2018 Montana Supreme Court Clerk election
| Nominee | Bowen Greenwood | Rex Renk | Roger Roots |
| Party | Republican | Democratic | Libertarian |
| Popular vote | 247,130 | 204,411 | 28,760 |
| Percentage | 51.45% | 42.56% | 5.99% |
- County results Greenwood: 40–50% 50–60% 60–70% 70–80% 80–90% Renk: 40–50% 50–60% 60–70% 70–80%
| Clerk of the Montana Supreme Court before election Ed Smith Democratic | Elected Clerk of the Montana Supreme Court Bowen Greenwood Republican |

= 2018 Clerk of the Montana Supreme Court election =

The 2018 Montana Supreme Court Clerk election was held on November 6, 2018, to elect the Clerk of the Montana Supreme Court. The election was part of the 2018 Montana elections.

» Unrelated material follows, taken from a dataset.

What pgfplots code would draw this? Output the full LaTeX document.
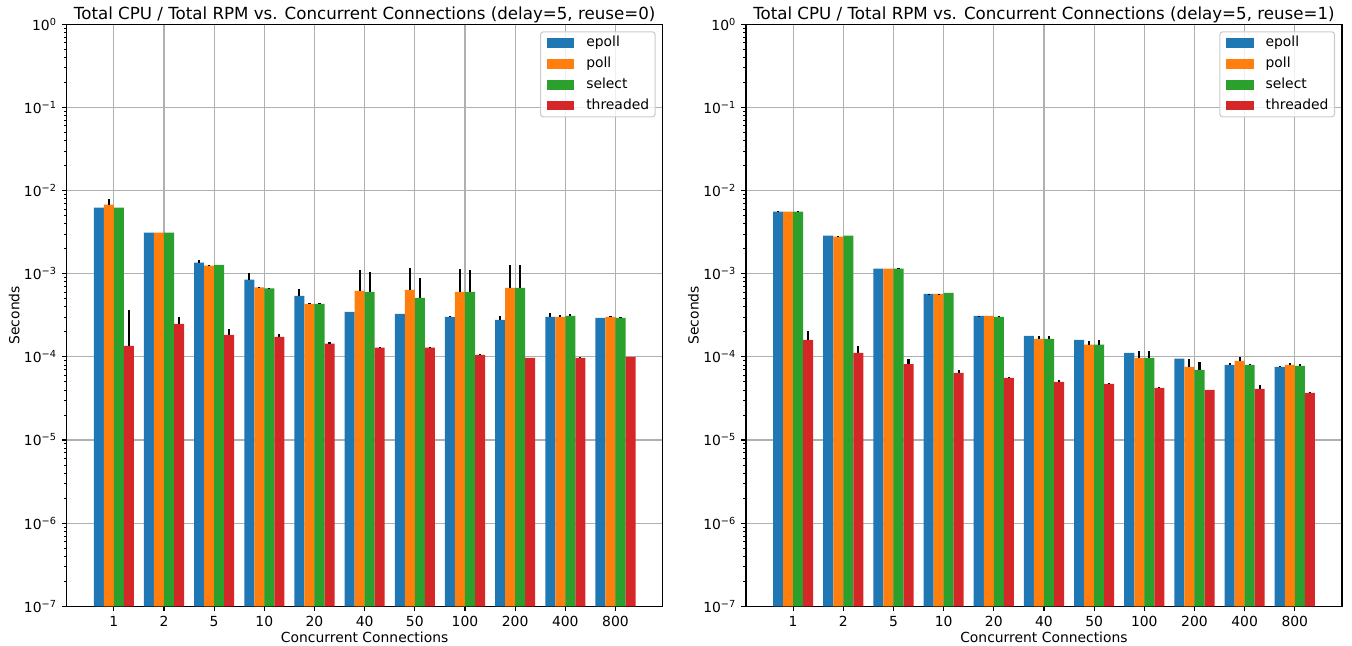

Incumbent Democratic Clerk Ed Smith opted not to run for re-election. Republican Bowen Greenwood and Democrat Rex Renk won their respective primaries uncontested.

==Democratic primary==

===Candidates===

====Declared====
- Rex Renk, deputy clerk of the Montana Supreme Court

====Declined====
- Ed Smith, incumbent

===Results===

Democratic primary results
| Party |  | Candidate | Votes | % |
|---|---|---|---|---|
|  | Democratic | Rex Renk | 95,361 | 100.0 |
| Total votes |  |  | 95,361 | 100.0 |

==Republican primary==

===Candidates===

====Declared====
- Bowen Greenwood, communications director for the Montana Public Service Commission

===Results===

Republican primary results
| Party |  | Candidate | Votes | % |
|---|---|---|---|---|
|  | Republican | Bowen Greenwood | 124,567 | 100.0 |
| Total votes |  |  | 124,567 | 100.0 |

==General election==
===Campaign===
The campaign for the office was relatively low-profile compared to those for United States Senate and United States House of Representatives. Democratic nominee Rex Renk ran on his experience as deputy clerk, and argued that the office should be non-partisan, as the role is non-political. Republican nominee Bowen Greenwood agreed that the office's work is non-partisan but said that Montanans may want to elect someone who shares their values in non-partisan offices as well. Libertarian nominee Roger Roots said that he would work to "maximize the right of the individual" if elected.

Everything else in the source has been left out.